Since no one responded, I’m assuming that my guess was correct: there is no benchmark for this. I would like to make one. Is anyone else interested in the data? And if so, do you have any input on how to create the benchmark? I’m thinking about the peculiarities of the way Blender handles fluid and smoke that I may not know about, and how to best integrate these considerations into a benchmark.
I’d be interested to see something like this.
I have an Intel Q9400 I run at 3.21 GHz and I’m almost finished building it’s replacement with Intel’s latest and greatest I7-4790k so that should give some interesting comparisons. Just come up with a fluid sim and a smoke sim and post them and I’ll send my results.
If somebody comes up with better sample files it can be changed. Make something you can bake in a couple hours so it doesn’t take forever to test
You’d need some way of effectively measuring the time it takes, I don’t believe the simulations report time spent baking. if you can get over the hurdles, it would be a cool test.
It makes me wonder about doing a full test suite, baking physics, baking textures, gpu/cpu rendering, boolean operations. some sort of scripted operation that measures the overall system performance for blender.
hmm, didn’t realize it doesn’t give you a time stamp, this could be handled with a script like Sterling suggested.
I would mention that I just did a little test and my dual core laptop and quad core desktop both pegged all cores at 100%
You may be using blender without openMP enabled, that makes a huge difference
I was using the latest build from the buildbot
I am using a non-OpenMP build (because all of the 2.70+ builds from Graphicall are unstable on my system).
That’s the biggest issue that I currently see. OpenMP is not part of the official release, but it could make my AMD match an Intel chip with faster, but fewer, cores. Do I include that in considerations even though it’s unofficial. I would lean toward no. But that would remove some of the real-world usefulness from the benchmark.
The problem of timing I think has been solved. All one has to do is look in their cache folder and look at the “date modified” for the first file of the fluid bake and the last file. That gives you the time it took. I also found a python request that sends back a time. I’m going to experiment with that… as soon as my fluid bake is done.

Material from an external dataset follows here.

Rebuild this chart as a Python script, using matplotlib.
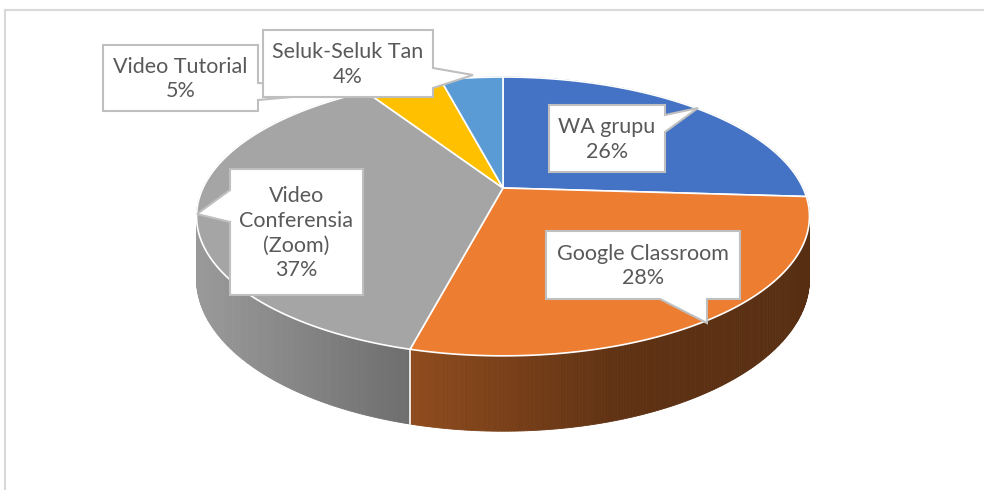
import numpy as np
import matplotlib.pyplot as plt
from matplotlib.patches import Polygon

# data
labels = ['WA grupu', 'Google Classroom', 'Video\nConferensia\n(Zoom)', 'Video Tutorial', 'Seluk-Seluk Tan']
values = [26, 28, 37, 5, 4]
colors = ['#4472C4', '#ED7D31', '#A5A5A5', '#FFC000', '#5B9BD5']

# 3d pie projection (pixel space, y down)
cx, cy = 503, 188
rx, ry = 300, 133.6
p = 0.204
depth = 60


def proj(t, drop=0.0):
    u = np.sin(t)
    v = np.cos(t)
    w = 1 / (1 + p * v)
    return cx + rx * u * w, cy - ry * v * w + drop * w


def shade(i, x):
    if i == 2:
        return np.interp(x, [200, 415], [0.93, 0.66])
    if i == 1:
        return np.interp(x, [415, 620, 807], [0.60, 0.40, 0.37])
    return 0.6


fig = plt.figure(figsize=(9.84, 4.90), dpi=100)
ax = fig.add_axes([0, 0, 1, 1])
ax.set_xlim(0, 984)
ax.set_ylim(490, 0)
ax.axis('off')

# chart frame
ax.plot([5, 5], [10, 490], color='#D9D9D9', lw=1.5)
ax.plot([5, 984], [10, 10], color='#D9D9D9', lw=1.5)

vals = np.array(values, dtype=float)
bounds = np.concatenate([[0], np.cumsum(vals)]) / vals.sum() * 2 * np.pi

# side strips, far to near
strips = []
for i in range(len(vals)):
    ts = np.linspace(bounds[i], bounds[i + 1], max(int(np.degrees(bounds[i + 1] - bounds[i]) * 2), 2))
    for t0, t1 in zip(ts[:-1], ts[1:]):
        a = proj(t0)
        b = proj(t1)
        c = proj(t1, depth)
        d = proj(t0, depth)
        f = shade(i, (a[0] + b[0]) / 2)
        rgb = np.array(plt.matplotlib.colors.to_rgb(colors[i])) * f
        strips.append((np.cos((t0 + t1) / 2), [a, b, c, d], rgb))
strips.sort(key=lambda s: -s[0])
for _, pts, rgb in strips:
    ax.add_patch(Polygon(pts, closed=True, facecolor=rgb, edgecolor=rgb, lw=0.6))

# white seams on the side at visible slice boundaries
for t in bounds[1:-1]:
    if np.cos(t) < -p:
        x0, y0 = proj(t)
        x1, y1 = proj(t, depth)
        ax.plot([x0, x1], [y0, y1], color='white', lw=1.2)

# top face
for i in range(len(vals)):
    ts = np.linspace(bounds[i], bounds[i + 1], 200)
    pts = [(cx, cy)] + [proj(t) for t in ts]
    ax.add_patch(Polygon(pts, closed=True, facecolor=colors[i], edgecolor='white', lw=1.2, joinstyle='round'))


# callouts
def callout(box, side, base, tip, text):
    x0, y0, x1, y1 = box
    if side == 'right':
        pts = [(x0, y0), (x1, y0), (x1, base[0]), tip, (x1, base[1]), (x1, y1), (x0, y1)]
    elif side == 'bottom':
        pts = [(x0, y0), (x1, y0), (x1, y1), (base[1], y1), tip, (base[0], y1), (x0, y1)]
    else:
        pts = [(x0, y0), (x1, y0), (x1, y1), (x0, y1), (x0, base[1]), tip, (x0, base[0])]
    ax.add_patch(Polygon(pts, closed=True, facecolor='white', edgecolor='#BFBFBF', lw=1.5, zorder=5))
    ax.text((x0 + x1) / 2, (y0 + y1) / 2 + 1, text, ha='center', va='center', fontsize=15.5,
            family='Lato', color='#595959', linespacing=1.3, zorder=6)


pct = [f'{v / vals.sum() * 100:.0f}%' for v in vals]
callout((549, 105, 665, 172), 'right', (115, 132), (698, 108), labels[0] + '\n' + pct[0])
callout((546, 231, 740, 299), 'bottom', (660, 707), (707, 323), labels[1] + '\n' + pct[1])
callout((230, 169, 363, 295), 'left', (190, 222), (197, 214), labels[2] + '\n' + pct[2])
callout((103, 45, 258, 111), 'right', (83, 100), (370, 90), labels[3] + '\n' + pct[3])
callout((263, 30, 433, 97), 'right', (68, 88), (473, 75), labels[4] + '\n' + pct[4])

fig.savefig('out.png', dpi=100)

If you’re gonna try doin’ benchmarks for sim-baking, keep one thing in mind:
While your typical rendering-benchmark is usually about rendering a still (not an animation), baking a physics-sim means Blender will write a file to disc after simulating each frame.
The point is: In your usual rendering-benchmark no data is written to disc, and even if, then just once in the end. Thus the time it takes to write the framebuffer to disc is neglectible.
Now if you’re baking a sim, it’ll write the data to disc afer each frame, so the time it takes your hdd to write this data adds to the raw computing-time your cpu has to spend.
In short, if you want to do sim-baking benchmarks, you should probably consider checking what hdd you’re using, maybe gather some technical data about it (how fast does it write according to the manufacturer?).
I’m by no means trying to imply you could kind of calculate the time it takes to write the data to disk and then substract this from your benchmark’s results in order to know the raw computing-time. This would quite sure not work out, be confusing and rather useless anyway.
But I think it might make a notable difference if s.o. were e.g. using the exact same system for your benchmark, only once writing the files to an hdd at 5400 upm and once one at 7200 upm.
In any case I heared it makes a big difference weather you bake to an hdd or an ssd (the latter is obviously much faster).
So to sum it all up: Other than knowing what CPU you used 4 baking, it’d be probably good to know about the hdd either, to get usefull, comparable results from this.
I hadn’t thought of that, but I think that I can effectively “smudge” this variable out of consideration.
As long as the benchmark is measured in multiple minutes, I think its usefulness is maintained. Even on a slow hard drive, the fluid sim files would take hundredths of a second at most to write to the hard drive. That means that a 100-frame bake would only add a few seconds. If the benchmark is designed to take at least five minutes, the consequences of writing to the hard drive fall into the margin of error.